Short exercise:
Reproduce every line of the listing as written, apart from the pictures.

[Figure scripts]
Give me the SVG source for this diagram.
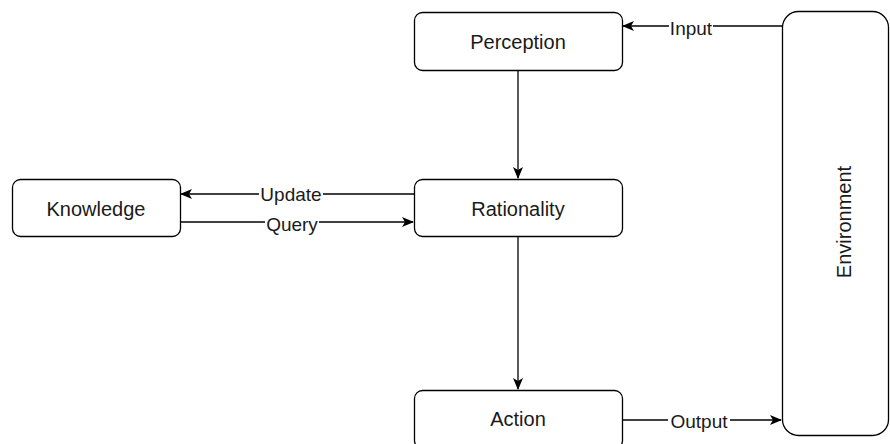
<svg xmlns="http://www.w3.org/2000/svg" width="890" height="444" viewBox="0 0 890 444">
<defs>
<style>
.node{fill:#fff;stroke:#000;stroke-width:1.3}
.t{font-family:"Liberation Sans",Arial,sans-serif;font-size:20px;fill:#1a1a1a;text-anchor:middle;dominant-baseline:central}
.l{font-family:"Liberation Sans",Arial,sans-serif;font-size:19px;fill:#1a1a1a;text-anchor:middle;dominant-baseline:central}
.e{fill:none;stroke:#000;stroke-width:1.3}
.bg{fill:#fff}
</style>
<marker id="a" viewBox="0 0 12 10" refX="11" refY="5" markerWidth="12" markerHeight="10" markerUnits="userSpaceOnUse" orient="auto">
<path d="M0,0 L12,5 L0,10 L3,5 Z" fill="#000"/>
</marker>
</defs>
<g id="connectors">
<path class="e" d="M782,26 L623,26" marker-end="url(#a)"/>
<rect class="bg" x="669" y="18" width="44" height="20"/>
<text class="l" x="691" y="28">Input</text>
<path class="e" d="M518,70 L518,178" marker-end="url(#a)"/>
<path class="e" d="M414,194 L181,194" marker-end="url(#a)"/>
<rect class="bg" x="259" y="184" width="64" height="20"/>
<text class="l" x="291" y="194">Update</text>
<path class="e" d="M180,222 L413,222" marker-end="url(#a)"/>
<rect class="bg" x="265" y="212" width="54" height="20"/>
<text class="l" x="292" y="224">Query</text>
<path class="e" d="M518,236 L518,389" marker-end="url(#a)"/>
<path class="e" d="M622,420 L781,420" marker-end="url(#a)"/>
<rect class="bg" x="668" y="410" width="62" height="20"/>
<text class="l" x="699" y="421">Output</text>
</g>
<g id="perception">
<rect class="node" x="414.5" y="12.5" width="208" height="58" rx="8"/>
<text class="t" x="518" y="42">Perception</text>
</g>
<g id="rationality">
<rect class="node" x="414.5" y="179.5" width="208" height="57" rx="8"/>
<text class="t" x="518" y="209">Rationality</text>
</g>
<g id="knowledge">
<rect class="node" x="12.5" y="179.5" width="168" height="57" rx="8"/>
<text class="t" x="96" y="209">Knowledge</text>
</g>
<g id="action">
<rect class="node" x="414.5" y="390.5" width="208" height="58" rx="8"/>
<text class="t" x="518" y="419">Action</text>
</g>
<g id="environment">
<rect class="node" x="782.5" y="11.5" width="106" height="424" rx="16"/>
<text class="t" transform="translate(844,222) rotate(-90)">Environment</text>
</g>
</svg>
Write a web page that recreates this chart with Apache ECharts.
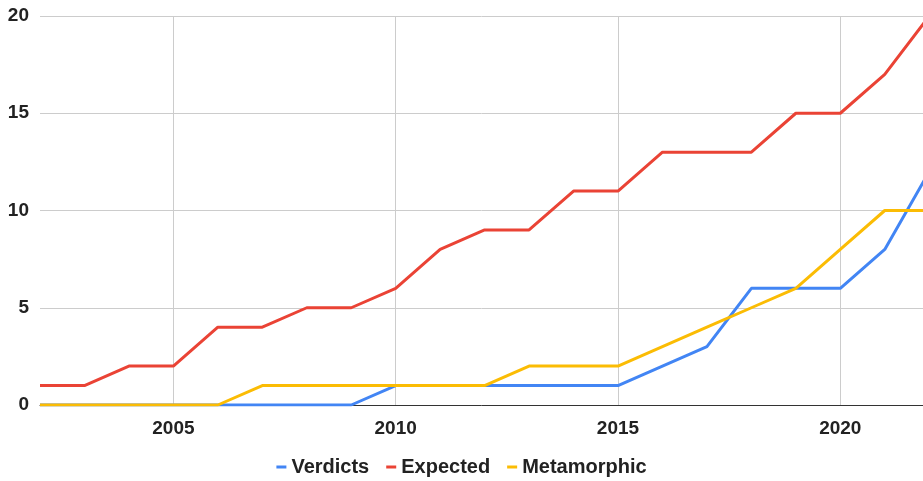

Response to the exercise:
Give me the SVG source for this diagram.
<svg xmlns="http://www.w3.org/2000/svg" width="890" height="444" viewBox="0 0 890 444">
<defs>
<style>
.node{fill:#fff;stroke:#000;stroke-width:1.3}
.t{font-family:"Liberation Sans",Arial,sans-serif;font-size:20px;fill:#1a1a1a;text-anchor:middle;dominant-baseline:central}
.l{font-family:"Liberation Sans",Arial,sans-serif;font-size:19px;fill:#1a1a1a;text-anchor:middle;dominant-baseline:central}
.e{fill:none;stroke:#000;stroke-width:1.3}
.bg{fill:#fff}
</style>
<marker id="a" viewBox="0 0 12 10" refX="11" refY="5" markerWidth="12" markerHeight="10" markerUnits="userSpaceOnUse" orient="auto">
<path d="M0,0 L12,5 L0,10 L3,5 Z" fill="#000"/>
</marker>
</defs>
<g id="connectors">
<path class="e" d="M782,26 L623,26" marker-end="url(#a)"/>
<rect class="bg" x="669" y="18" width="44" height="20"/>
<text class="l" x="691" y="28">Input</text>
<path class="e" d="M518,70 L518,178" marker-end="url(#a)"/>
<path class="e" d="M414,194 L181,194" marker-end="url(#a)"/>
<rect class="bg" x="259" y="184" width="64" height="20"/>
<text class="l" x="291" y="194">Update</text>
<path class="e" d="M180,222 L413,222" marker-end="url(#a)"/>
<rect class="bg" x="265" y="212" width="54" height="20"/>
<text class="l" x="292" y="224">Query</text>
<path class="e" d="M518,236 L518,389" marker-end="url(#a)"/>
<path class="e" d="M622,420 L781,420" marker-end="url(#a)"/>
<rect class="bg" x="668" y="410" width="62" height="20"/>
<text class="l" x="699" y="421">Output</text>
</g>
<g id="perception">
<rect class="node" x="414.5" y="12.5" width="208" height="58" rx="8"/>
<text class="t" x="518" y="42">Perception</text>
</g>
<g id="rationality">
<rect class="node" x="414.5" y="179.5" width="208" height="57" rx="8"/>
<text class="t" x="518" y="209">Rationality</text>
</g>
<g id="knowledge">
<rect class="node" x="12.5" y="179.5" width="168" height="57" rx="8"/>
<text class="t" x="96" y="209">Knowledge</text>
</g>
<g id="action">
<rect class="node" x="414.5" y="390.5" width="208" height="58" rx="8"/>
<text class="t" x="518" y="419">Action</text>
</g>
<g id="environment">
<rect class="node" x="782.5" y="11.5" width="106" height="424" rx="16"/>
<text class="t" transform="translate(844,222) rotate(-90)">Environment</text>
</g>
</svg>
Write a web page that recreates this chart with Apache ECharts.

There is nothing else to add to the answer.